1 mark for explaining one valid use, e.g.:
They help compare the severity or impact of different hazard types.
They assist in planning and risk assessment by visualising hazard characteristics.
Question 2 (6 marks)
Explain how two characteristics from hazard profiles can influence the severity of tectonic hazard impacts.
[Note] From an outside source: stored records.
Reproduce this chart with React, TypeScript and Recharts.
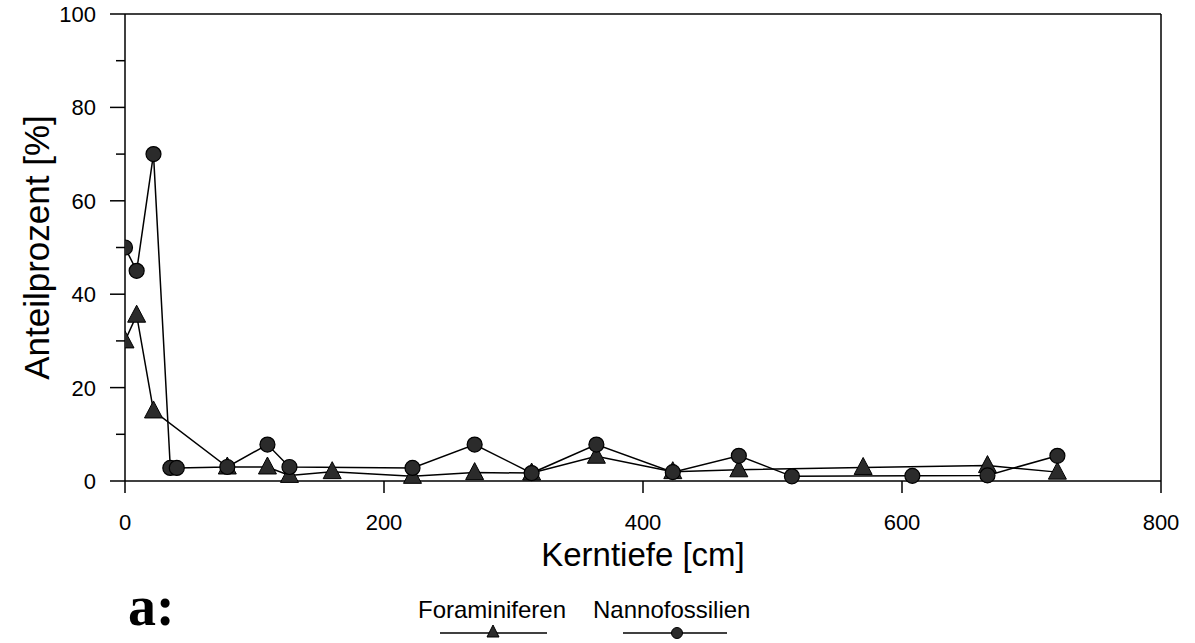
import { LineChart, Line, XAxis, YAxis, ReferenceLine } from "recharts";

// Kerntiefe [cm] / Anteilprozent [%]
const foraDepth = [0, 9, 22, 79, 110, 127, 160, 222, 270, 314, 364, 423, 474, 570, 666, 720];
const foraPct = [30, 35.5, 15, 3, 3, 1.2, 2, 1, 1.8, 1.7, 5.3, 2, 2.4, 2.9, 3.3, 1.9];

const nannoDepth = [0, 9, 22, 35, 40, 79, 110, 127, 222, 270, 314, 364, 423, 474, 515, 608, 666, 720];
const nannoPct = [50, 45, 70, 2.8, 2.8, 3, 7.8, 3, 2.8, 7.8, 1.7, 7.8, 1.9, 5.4, 1, 1.1, 1.2, 5.4];

const xTicks = [0, 200, 400, 600, 800];
const yTicks = [0, 10, 20, 30, 40, 50, 60, 70, 80, 90, 100];

const fora = foraDepth.map((d, i) => ({ depth: d, pct: foraPct[i] }));
const nanno = nannoDepth.map((d, i) => ({ depth: d, pct: nannoPct[i] }));

const MARK = "#2b2b2b";

const TriangleDot = (props: any) => {
  const { cx, cy } = props;
  if (cx == null || cy == null) return null;
  return (
    <path
      d={`M${cx},${cy - 10} L${cx + 9},${cy + 7} L${cx - 9},${cy + 7} Z`}
      fill={MARK}
      stroke="#000"
      strokeWidth={1}
    />
  );
};

const CircleDot = (props: any) => {
  const { cx, cy } = props;
  if (cx == null || cy == null) return null;
  return <circle cx={cx} cy={cy} r={7.5} fill={MARK} stroke="#000" strokeWidth={1.2} />;
};

const YTick = ({ x, y, payload }: any) => {
  const v = payload.value;
  const major = v % 20 === 0;
  return (
    <g>
      <line x1={x - (major ? 15 : 9)} x2={x} y1={y} y2={y} stroke="#000" strokeWidth={1.5} />
      {major && (
        <text x={x - 29} y={y} dy="0.36em" textAnchor="end" fontSize={22} fill="#000">
          {v}
        </text>
      )}
    </g>
  );
};

const YTitle = ({ viewBox }: any) => {
  const cx = 36;
  const cy = viewBox ? viewBox.y + viewBox.height / 2 : 248;
  return (
    <text
      x={cx}
      y={cy}
      transform={`rotate(-90, ${cx}, ${cy})`}
      textAnchor="middle"
      dy="0.36em"
      fontSize={35}
      fill="#000"
    >
      Anteilprozent [%]
    </text>
  );
};

const App = () => {
  return (
    <div
      style={{
        position: "absolute",
        left: 0,
        top: 0,
        width: 1195,
        height: 643,
        background: "#fff",
        fontFamily: "'Liberation Sans', Arial, sans-serif",
      }}
    >
      <LineChart width={1195} height={643} margin={{ top: 14, right: 34, bottom: 0, left: 0 }}>
        <XAxis
          type="number"
          dataKey="depth"
          domain={[0, 800]}
          ticks={xTicks}
          allowDataOverflow
          height={162}
          axisLine={{ stroke: "#000", strokeWidth: 1.5 }}
          tickLine={{ stroke: "#000", strokeWidth: 1.5 }}
          tickSize={12}
          tickMargin={21}
          tick={{ fontSize: 22, fill: "#000" }}
          label={{ value: "Kerntiefe [cm]", position: "insideTop", offset: 62, fontSize: 33, fill: "#000" }}
        />
        <YAxis
          type="number"
          domain={[0, 100]}
          ticks={yTicks}
          interval={0}
          width={125}
          axisLine={{ stroke: "#000", strokeWidth: 1.5 }}
          tickLine={false}
          tickSize={0}
          tickMargin={0}
          tick={<YTick />}
          label={<YTitle />}
        />
        <ReferenceLine y={100} stroke="#000" strokeWidth={1.5} />
        <ReferenceLine x={800} stroke="#000" strokeWidth={1.5} />
        <Line
          data={fora}
          dataKey="pct"
          name="Foraminiferen"
          type="linear"
          stroke="#000"
          strokeWidth={1.5}
          dot={<TriangleDot />}
          activeDot={false}
          isAnimationActive={false}
        />
        <Line
          data={nanno}
          dataKey="pct"
          name="Nannofossilien"
          type="linear"
          stroke="#000"
          strokeWidth={1.5}
          dot={<CircleDot />}
          activeDot={false}
          isAnimationActive={false}
        />
      </LineChart>
      <svg
        width={1195}
        height={643}
        style={{ position: "absolute", left: 0, top: 0, pointerEvents: "none" }}
      >
        <text x={128} y={625} fontFamily="'Liberation Serif', serif" fontWeight="bold" fontSize={56} fill="#000">
          a:
        </text>
        <text x={418} y={618} fontSize={24} fill="#000">
          Foraminiferen
        </text>
        <line x1={440} x2={547} y1={633} y2={633} stroke="#000" strokeWidth={1.5} />
        <path d="M493,625 L499,637 L487,637 Z" fill={MARK} stroke="#000" strokeWidth={1} />
        <text x={593} y={618} fontSize={24} fill="#000">
          Nannofossilien
        </text>
        <line x1={623} x2={727} y1={633} y2={633} stroke="#000" strokeWidth={1.5} />
        <circle cx={677} cy={633} r={5.5} fill={MARK} stroke="#000" strokeWidth={1} />
      </svg>
    </div>
  );
};

export default App;
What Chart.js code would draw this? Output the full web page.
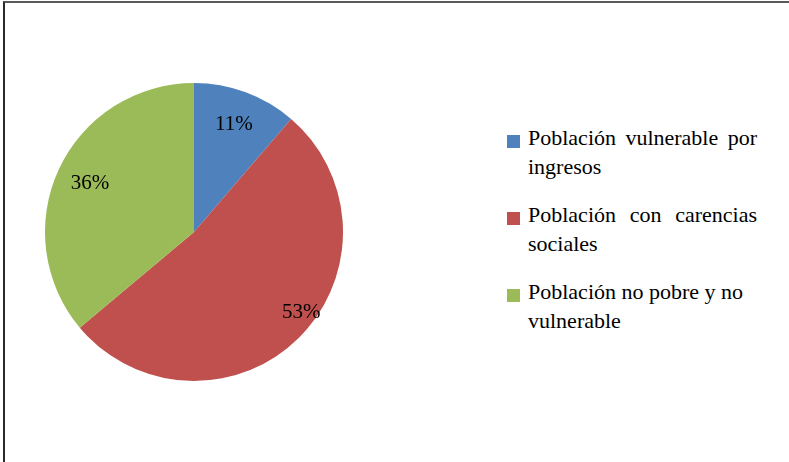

Use examples to support your answer.
Mark Scheme:
Up to 3 marks for each characteristic explained (maximum 2 characteristics):
1 mark for identifying a characteristic (e.g. magnitude, areal extent, speed of onset).
1 mark for explaining how this characteristic influences impact.
1 mark for an appropriate example to support the explanation.Indicative content may include:
Magnitude: Higher magnitude events (e.g. a 9.0 earthquake) release more energy and are likely to cause more damage and fatalities, especially in poorly prepared areas.
Areal extent: Events that affect wider areas can impact more communities, overwhelm response services and increase economic damage (e.g. the widespread effect of the 2004 Indian Ocean tsunami).
Speed of onset: Sudden hazards like earthquakes give little or no warning, limiting evacuation time and increasing potential loss of life.
Spatial predictability: More predictable events (e.g. volcanic eruptions) may allow for early warning systems and evacuations, reducing impact severity.
Levelled response guidance:
5–6 marks: Clear explanation of two characteristics with developed examples.
3–4 marks: Some explanation of one or two characteristics with basic examples.
1–2 marks: Descriptive or partial response with limited linkage to impact severity.